Elina Duni Quartet: Dallëndyshe review – unearthing irresistible secrets

Elina Duni Quartet.
Songs of love and exile … Elina Duni Quartet. Photograph: Nicolas Masson

Swiss-Albanian vocalist Elina Duni and pianist Colin Vallon follow up 2012’s Matane Malit with more traditional Balkan songs of love and exile – as Duni puts it, “exile is forever a wound” – performed in Albanian, which, despite the accompanying English texts, inevitably consigns this moving singer’s work to a niche. But Duni articulates every syllable with a penetrative delicacy that almost makes you imagine the air around her quivering, while Vallon and his bass-and-drums partners build cool ensemble-jazz variations out of minimal motifs, prepared-piano manipulations and circling hooks suggestive of Brad Mehldau or Tord Gustavsen.

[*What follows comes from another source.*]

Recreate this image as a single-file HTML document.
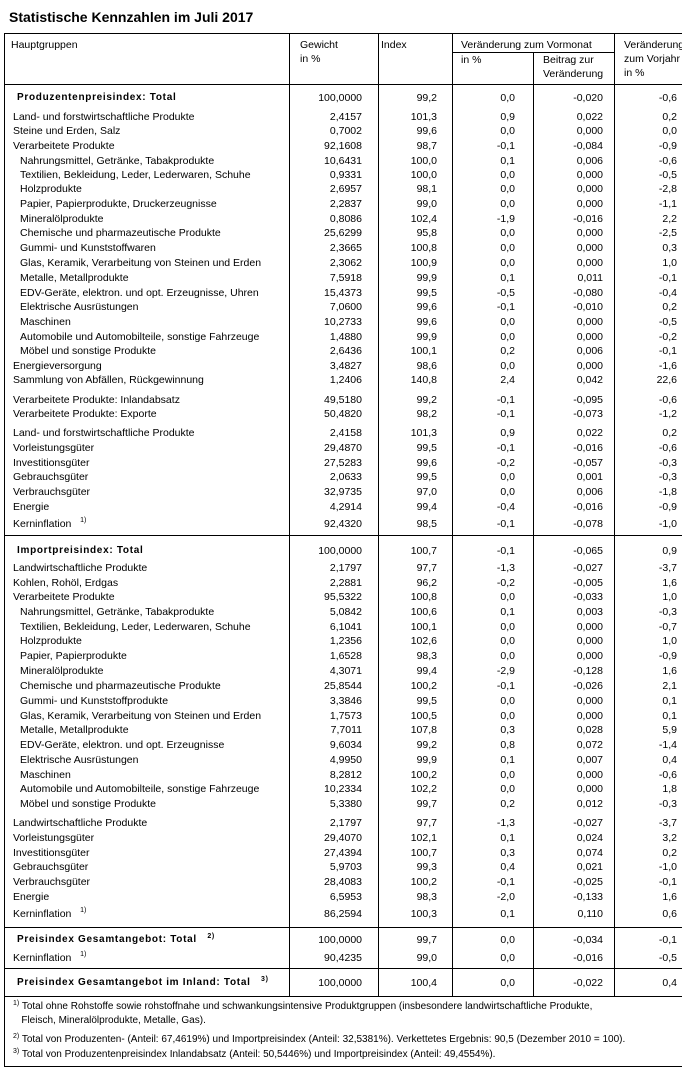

Duni expressively draws the sleepless-nights song Sytë beyond its pulsing melody over a vexed flutter from the drums; piano churnings and steady-state grooves on Ylberin convey a sense of time standing still; and friskier tunes such as Taksirat (The Mishap) or the ecstatically awestruck Bukuroshe (Beautiful Girl) exert a forlorn charm. Duni and Vallon have staked out a very personal territory, but the secrets they unearth in it are often irresistible.